* begin Given information *

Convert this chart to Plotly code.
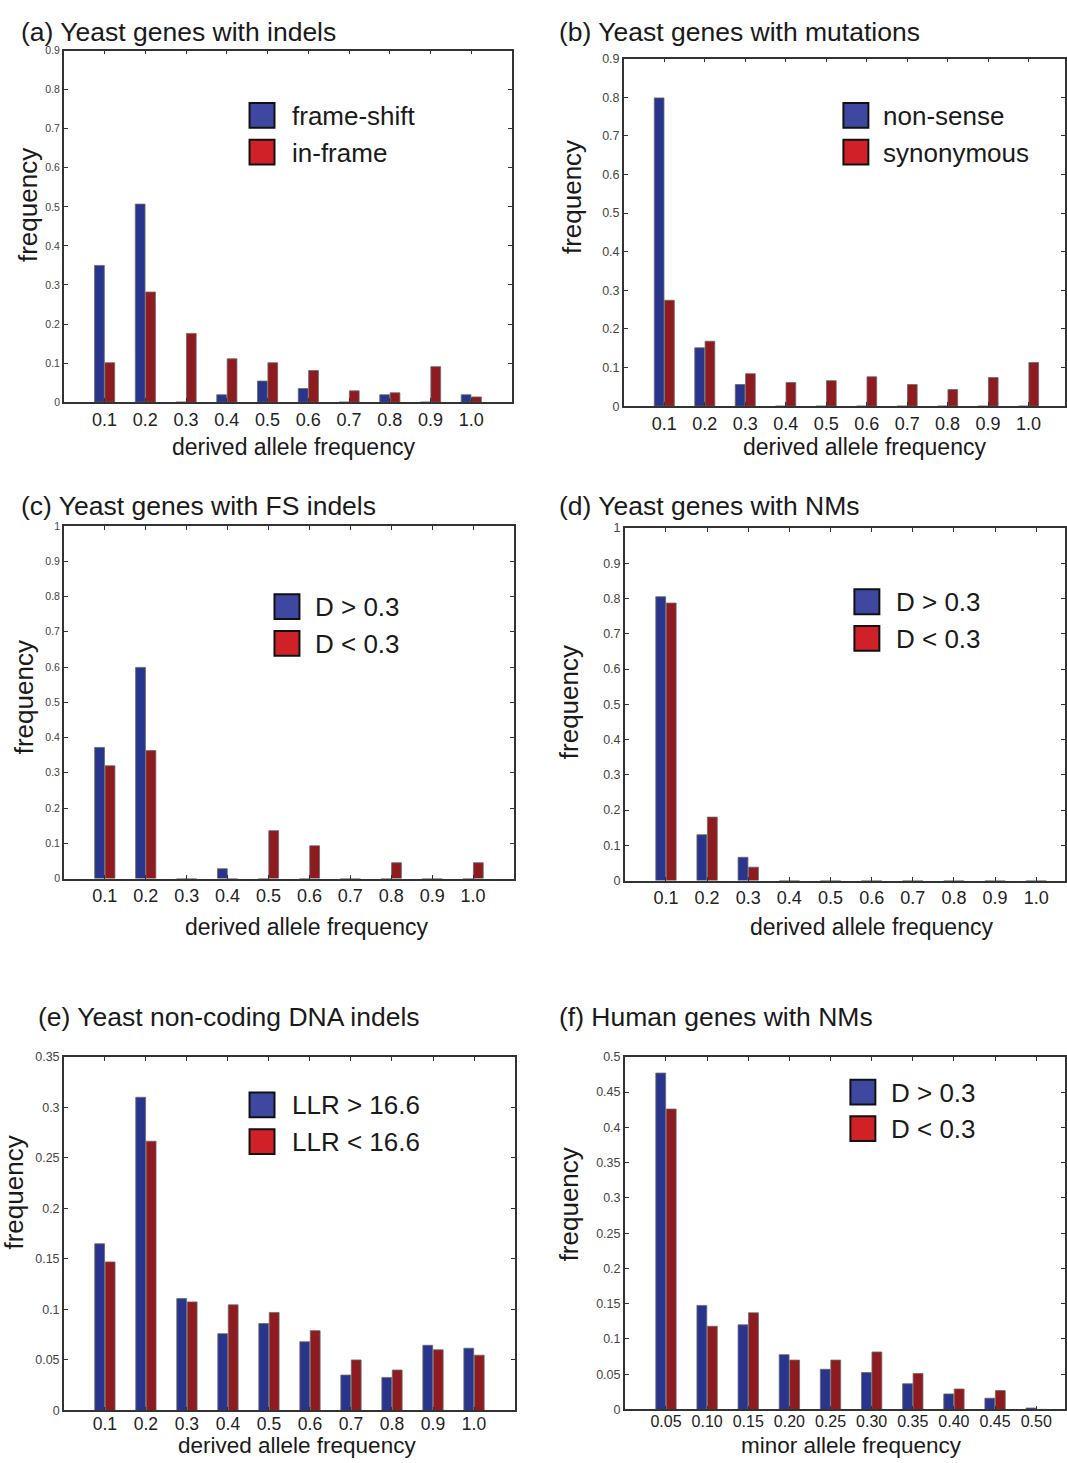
import plotly.graph_objects as go

W, H = 1067, 1463
FONT = "Liberation Sans, Arial, Helvetica, sans-serif"

# ---------------- data ----------------
daf_bins = [0.1, 0.2, 0.3, 0.4, 0.5, 0.6, 0.7, 0.8, 0.9, 1.0]
daf_labels = ["0.1", "0.2", "0.3", "0.4", "0.5", "0.6", "0.7", "0.8", "0.9", "1.0"]
maf_bins = [0.05, 0.10, 0.15, 0.20, 0.25, 0.30, 0.35, 0.40, 0.45, 0.50]
maf_labels = ["0.05", "0.10", "0.15", "0.20", "0.25", "0.30", "0.35", "0.40", "0.45", "0.50"]

a_frameshift = [0.350, 0.507, 0.0, 0.019, 0.054, 0.035, 0.0, 0.019, 0.0, 0.019]
a_inframe = [0.101, 0.282, 0.176, 0.111, 0.101, 0.081, 0.029, 0.024, 0.091, 0.0135]

b_nonsense = [0.798, 0.151, 0.056, 0.0, 0.0, 0.0, 0.0, 0.0, 0.0, 0.0]
b_synonymous = [0.274, 0.168, 0.084, 0.061, 0.066, 0.076, 0.056, 0.043, 0.074, 0.113]

c_d_high = [0.372, 0.599, 0.0, 0.028, 0.0, 0.0, 0.0, 0.0, 0.0, 0.0]
c_d_low = [0.320, 0.363, 0.0, 0.0, 0.136, 0.093, 0.0, 0.045, 0.0, 0.045]

d_d_high = [0.805, 0.130, 0.066, 0.0, 0.0, 0.0, 0.0, 0.0, 0.0, 0.0]
d_d_low = [0.787, 0.180, 0.038, 0.0, 0.0, 0.0, 0.0, 0.0, 0.0, 0.0]

e_llr_high = [0.165, 0.310, 0.1107, 0.076, 0.086, 0.068, 0.035, 0.0327, 0.0645, 0.0616]
e_llr_low = [0.147, 0.2665, 0.1074, 0.1045, 0.097, 0.079, 0.050, 0.040, 0.060, 0.0547]

f_d_high = [0.477, 0.1475, 0.120, 0.0777, 0.057, 0.0524, 0.0365, 0.022, 0.016, 0.002]
f_d_low = [0.426, 0.118, 0.137, 0.070, 0.070, 0.0815, 0.051, 0.029, 0.0267, 0.0]

yticks_09 = [0, 0.1, 0.2, 0.3, 0.4, 0.5, 0.6, 0.7, 0.8, 0.9]
ytext_09 = ["0", "0.1", "0.2", "0.3", "0.4", "0.5", "0.6", "0.7", "0.8", "0.9"]
yticks_10 = yticks_09 + [1.0]
ytext_10 = ytext_09 + ["1"]
yticks_035 = [0, 0.05, 0.1, 0.15, 0.2, 0.25, 0.3, 0.35]
ytext_035 = ["0", "0.05", "0.1", "0.15", "0.2", "0.25", "0.3", "0.35"]
yticks_05 = [0, 0.05, 0.1, 0.15, 0.2, 0.25, 0.3, 0.35, 0.4, 0.45, 0.5]
ytext_05 = ["0", "0.05", "0.1", "0.15", "0.2", "0.25", "0.3", "0.35", "0.4", "0.45", "0.5"]

# ---------------- styles ----------------
BAR_BLUE = "#29358c"
BAR_RED = "#8e1b20"
LEG_BLUE = "#3f48a0"
LEG_RED = "#d02128"
AX = "#333333"


def px(x):
    return x / W


def py(y):
    return 1 - y / H


panels = [
    dict(title="(a) Yeast genes with indels", x=daf_bins, xt=daf_labels,
         s1=a_frameshift, s2=a_inframe, n1="frame-shift", n2="in-frame",
         box=(64, 513, 44, 399), xr=[0, 1.1], yr=[0, 0.9], yt=yticks_09, ytt=ytext_09,
         ytf=10.5, xtf=18, xso=0, xlabel="derived allele frequency", xlf=23,
         title_pos=(19, 25), ytitle_pos=(28, 200), xtitle_pos=(294, 444),
         leg=(250, 97, 291), leg_dy=37),
    dict(title="(b) Yeast genes with mutations", x=daf_bins, xt=daf_labels,
         s1=b_nonsense, s2=b_synonymous, n1="non-sense", n2="synonymous",
         box=(625, 1067, 52, 403), xr=[0, 1.09], yr=[0, 0.9], yt=yticks_09, ytt=ytext_09,
         ytf=12.5, xtf=18, xso=0, xlabel="derived allele frequency", xlf=23,
         title_pos=(558, 25), ytitle_pos=(573, 192), xtitle_pos=(866, 444),
         leg=(845, 97, 883), leg_dy=37),
    dict(title="(c) Yeast genes with FS indels", x=daf_bins, xt=daf_labels,
         s1=c_d_high, s2=c_d_low, n1="D > 0.3", n2="D < 0.3",
         box=(64, 515, 524, 880), xr=[0, 1.1], yr=[0, 1.0], yt=yticks_10, ytt=ytext_10,
         ytf=10.5, xtf=18, xso=0, xlabel="derived allele frequency", xlf=23,
         title_pos=(19, 504), ytitle_pos=(24, 697), xtitle_pos=(307, 929),
         leg=(275, 593, 314), leg_dy=37),
    dict(title="(d) Yeast genes with NMs", x=daf_bins, xt=daf_labels,
         s1=d_d_high, s2=d_d_low, n1="D > 0.3", n2="D < 0.3",
         box=(626, 1067, 526, 882), xr=[0, 1.07], yr=[0, 1.0], yt=yticks_10, ytt=ytext_10,
         ytf=12.5, xtf=18, xso=0, xlabel="derived allele frequency", xlf=23,
         title_pos=(558, 504), ytitle_pos=(570, 702), xtitle_pos=(873, 929),
         leg=(856, 588, 896), leg_dy=37),
    dict(title="(e) Yeast non-coding DNA indels", x=daf_bins, xt=daf_labels,
         s1=e_llr_high, s2=e_llr_low, n1="LLR > 16.6", n2="LLR < 16.6",
         box=(64, 516, 1060, 1417), xr=[0, 1.1], yr=[0, 0.35], yt=yticks_035, ytt=ytext_035,
         ytf=12.5, xtf=17.5, xso=-3, xlabel="derived allele frequency", xlf=22.5,
         title_pos=(36, 1020), ytitle_pos=(14, 1197), xtitle_pos=(298, 1452),
         leg=(250, 1096, 291), leg_dy=37),
    dict(title="(f) Human genes with NMs", x=maf_bins, xt=maf_labels,
         s1=f_d_high, s2=f_d_low, n1="D > 0.3", n2="D < 0.3",
         box=(626, 1067, 1060, 1416), xr=[0, 0.535], yr=[0, 0.5], yt=yticks_05, ytt=ytext_05,
         ytf=12.5, xtf=16, xso=-3, xlabel="minor allele frequency", xlf=22.5,
         title_pos=(558, 1020), ytitle_pos=(571, 1209), xtitle_pos=(853, 1452),
         leg=(852, 1083, 891), leg_dy=37),
]

fig = go.Figure()
layout = dict(
    width=W, height=H,
    margin=dict(l=0, r=0, t=0, b=0),
    paper_bgcolor="white", plot_bgcolor="white",
    barmode="group", bargap=0.49, bargroupgap=0.06,
    showlegend=False,
    font=dict(family=FONT, color="#1a1a1a"),
)
annotations = []
shapes = []

for i, p in enumerate(panels):
    k = "" if i == 0 else str(i + 1)
    xa, ya = "x" + k, "y" + k
    x0, x1, y0, y1 = p["box"]
    for vals, name, col in ((p["s1"], p["n1"], BAR_BLUE), (p["s2"], p["n2"], BAR_RED)):
        fig.add_trace(go.Bar(
            x=p["x"], y=vals, name=name, xaxis=xa, yaxis=ya,
            marker=dict(color=col, line=dict(color="#6a6a6a", width=0.8)),
        ))
    layout["xaxis" + k] = dict(
        domain=[px(x0), px(x1)], anchor=ya, range=p["xr"],
        tickmode="array", tickvals=p["x"], ticktext=p["xt"],
        tickfont=dict(size=p["xtf"], color="#222222", family=FONT),
        ticklabelstandoff=p["xso"],
        ticks="inside", ticklen=4, tickcolor=AX, tickwidth=1,
        showline=True, linecolor=AX, linewidth=1.6, mirror="ticks",
        showgrid=False, zeroline=False,
    )
    layout["yaxis" + k] = dict(
        domain=[py(y1), py(y0)], anchor=xa, range=p["yr"],
        tickmode="array", tickvals=p["yt"], ticktext=p["ytt"],
        tickfont=dict(size=p["ytf"], color="#444444", family=FONT),
        ticks="inside", ticklen=4, tickcolor=AX, tickwidth=1,
        showline=True, linecolor=AX, linewidth=1.6, mirror="ticks",
        showgrid=False, zeroline=False,
    )
    # panel title
    tx, ty = p["title_pos"]
    annotations.append(dict(text=p["title"], x=px(tx), y=py(ty), xref="paper", yref="paper",
                            xanchor="left", yanchor="middle", showarrow=False,
                            font=dict(size=26.5, color="#1a1a1a", family=FONT)))
    # y title
    yx, yy = p["ytitle_pos"]
    annotations.append(dict(text="frequency", x=px(yx), y=py(yy), xref="paper", yref="paper",
                            xanchor="center", yanchor="middle", textangle=-90, showarrow=False,
                            font=dict(size=26, color="#1a1a1a", family=FONT)))
    # x title
    xx, xy = p["xtitle_pos"]
    annotations.append(dict(text=p["xlabel"], x=px(xx), y=py(xy), xref="paper", yref="paper",
                            xanchor="center", yanchor="middle", showarrow=False,
                            font=dict(size=p["xlf"], color="#1a1a1a", family=FONT)))
    # legend (swatches + labels)
    lx, ly, ltx = p["leg"]
    for j, (name, col) in enumerate(((p["n1"], LEG_BLUE), (p["n2"], LEG_RED))):
        top = ly + j * p["leg_dy"]
        shapes.append(dict(type="rect", xref="paper", yref="paper",
                           x0=px(lx), x1=px(lx + 25), y0=py(top + 25), y1=py(top),
                           fillcolor=col, line=dict(color="#111111", width=2)))
        annotations.append(dict(text=name, x=px(ltx), y=py(top + 13), xref="paper", yref="paper",
                                xanchor="left", yanchor="middle", showarrow=False,
                                font=dict(size=26, color="#1a1a1a", family=FONT)))

layout["annotations"] = annotations
layout["shapes"] = shapes
fig.update_layout(**layout)
fig.write_html(
    "out.html",
    config={"displayModeBar": False},
    post_script="document.body.style.margin='0';document.body.style.overflow='hidden';",
)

* end Given information *

### Set exercise
Write out an exact copy of the listing, first line through the line containing "0.029, 0.0267, 0.0]", with the pictures left out.

### Task response
Convert this chart to Plotly code.
import plotly.graph_objects as go

W, H = 1067, 1463
FONT = "Liberation Sans, Arial, Helvetica, sans-serif"

# ---------------- data ----------------
daf_bins = [0.1, 0.2, 0.3, 0.4, 0.5, 0.6, 0.7, 0.8, 0.9, 1.0]
daf_labels = ["0.1", "0.2", "0.3", "0.4", "0.5", "0.6", "0.7", "0.8", "0.9", "1.0"]
maf_bins = [0.05, 0.10, 0.15, 0.20, 0.25, 0.30, 0.35, 0.40, 0.45, 0.50]
maf_labels = ["0.05", "0.10", "0.15", "0.20", "0.25", "0.30", "0.35", "0.40", "0.45", "0.50"]

a_frameshift = [0.350, 0.507, 0.0, 0.019, 0.054, 0.035, 0.0, 0.019, 0.0, 0.019]
a_inframe = [0.101, 0.282, 0.176, 0.111, 0.101, 0.081, 0.029, 0.024, 0.091, 0.0135]

b_nonsense = [0.798, 0.151, 0.056, 0.0, 0.0, 0.0, 0.0, 0.0, 0.0, 0.0]
b_synonymous = [0.274, 0.168, 0.084, 0.061, 0.066, 0.076, 0.056, 0.043, 0.074, 0.113]

c_d_high = [0.372, 0.599, 0.0, 0.028, 0.0, 0.0, 0.0, 0.0, 0.0, 0.0]
c_d_low = [0.320, 0.363, 0.0, 0.0, 0.136, 0.093, 0.0, 0.045, 0.0, 0.045]

d_d_high = [0.805, 0.130, 0.066, 0.0, 0.0, 0.0, 0.0, 0.0, 0.0, 0.0]
d_d_low = [0.787, 0.180, 0.038, 0.0, 0.0, 0.0, 0.0, 0.0, 0.0, 0.0]

e_llr_high = [0.165, 0.310, 0.1107, 0.076, 0.086, 0.068, 0.035, 0.0327, 0.0645, 0.0616]
e_llr_low = [0.147, 0.2665, 0.1074, 0.1045, 0.097, 0.079, 0.050, 0.040, 0.060, 0.0547]

f_d_high = [0.477, 0.1475, 0.120, 0.0777, 0.057, 0.0524, 0.0365, 0.022, 0.016, 0.002]
f_d_low = [0.426, 0.118, 0.137, 0.070, 0.070, 0.0815, 0.051, 0.029, 0.0267, 0.0]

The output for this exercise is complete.